Using depth and an axis of measurement that is not affected by lighting, 3D facial recognition can even be used in darkness and has the ability to recognize a subject at different view angles with the potential to recognize up to 90 degrees (a face in profile).

Using the 3D software, the system goes through a series of steps to verify the identity of an individual.

Detection
Acquiring an image can be accomplished by digitally scanning an existing photograph (2D) or by using a video image to acquire a live picture of a subject (3D).

Alignment
Once it detects a face, the system determines the head's position, size and pose.
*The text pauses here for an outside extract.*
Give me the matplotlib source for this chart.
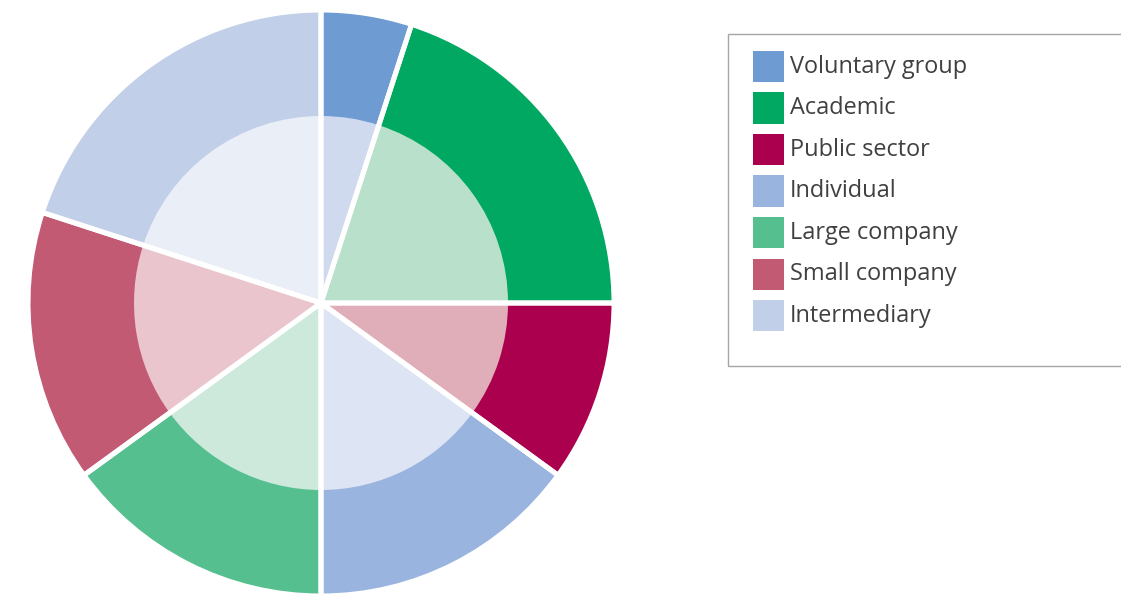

As stated earlier, the subject has the potential to be recognized up to 90 degrees, while with 2D, the head must be turned at least 35 degrees toward the camera.

Measurement
The system then measures the curves of the face on a sub-millimeter (or microwave) scale and creates a template.

The process of recognizing faces comprises five steps: alignment, measurement, representation, matching and verification.

Representation
The system translates the template into a unique code. This coding gives each template a set of numbers to represent the features on a subject's face.

Matching
If the image is 3D and the database contains 3D images, then matching will take place without any changes being made to the image. However, there is a challenge currently facing databases that are still in 2D images. 3D provides a live, moving variable subject being compared to a flat, stable image. New technology is addressing this challenge. When a 3D image is taken, different points (usually three) are identified. For example, the outside of the eye, the inside of the eye and the tip of the nose will be pulled out and measured. Once those measurements are in place, an algorithm (a step-by-step procedure) will be applied to the image to convert it to a 2D image. After conversion, the software will then compare the image with the 2D images in the database to find a potential match.

Verification or Identification
In verification, an image is matched to only one image in the database (1:1). For example, an image taken of a subject may be matched to an image in the Department of Motor Vehicles database to verify the subject is who he says he is. If identification is the goal, then the image is compared to all images in the database resulting in a score for each potential match (1:N). In this instance, you may take an image and compare it to a database of mug shots to identify who the subject is.

Surface texture analysis

The image may not always be verified or identified in facial recognition alone. The development of softwares such as FaceIt®Argus uses skin biometrics, the uniqueness of skin texture, to yield even more accurate results.

The surface texture analysis (STA) algorithm operates on the top percentage of results as determined by the local feature analysis. STA creates a skinprint and performs either a 1:1 or 1:N match depending on whether you're looking for verification or identification.


The process, called Surface Texture Analysis, works much the same way facial recognition does. A picture is taken of a patch of skin, called a skinprint. That patch is then broken up into smaller blocks. Using algorithms to turn the patch into a mathematical, measurable space, the system will then distinguish any lines, pores and the actual skin texture. It can identify differences between identical twins, which is not yet possible using facial recognition software alone. According to Identix, by combining facial recognition with surface texture analysis, accurate identification can increase by 20 to 25 percent.

FaceIt currently uses three different templates to confirm or identify the subject: vector, local feature analysis and surface texture analysis.

* The vector template is very small and is used for rapid searching over the entire database primarily for one-to-many searching.
* The local feature analysis (LFA) template performs a secondary search of ordered matches following the vector template.
* The surface texture analysis (STA) is the largest of the three. It performs a final pass after the LFA template search, relying on the skin features in the image, which contains the most detailed information.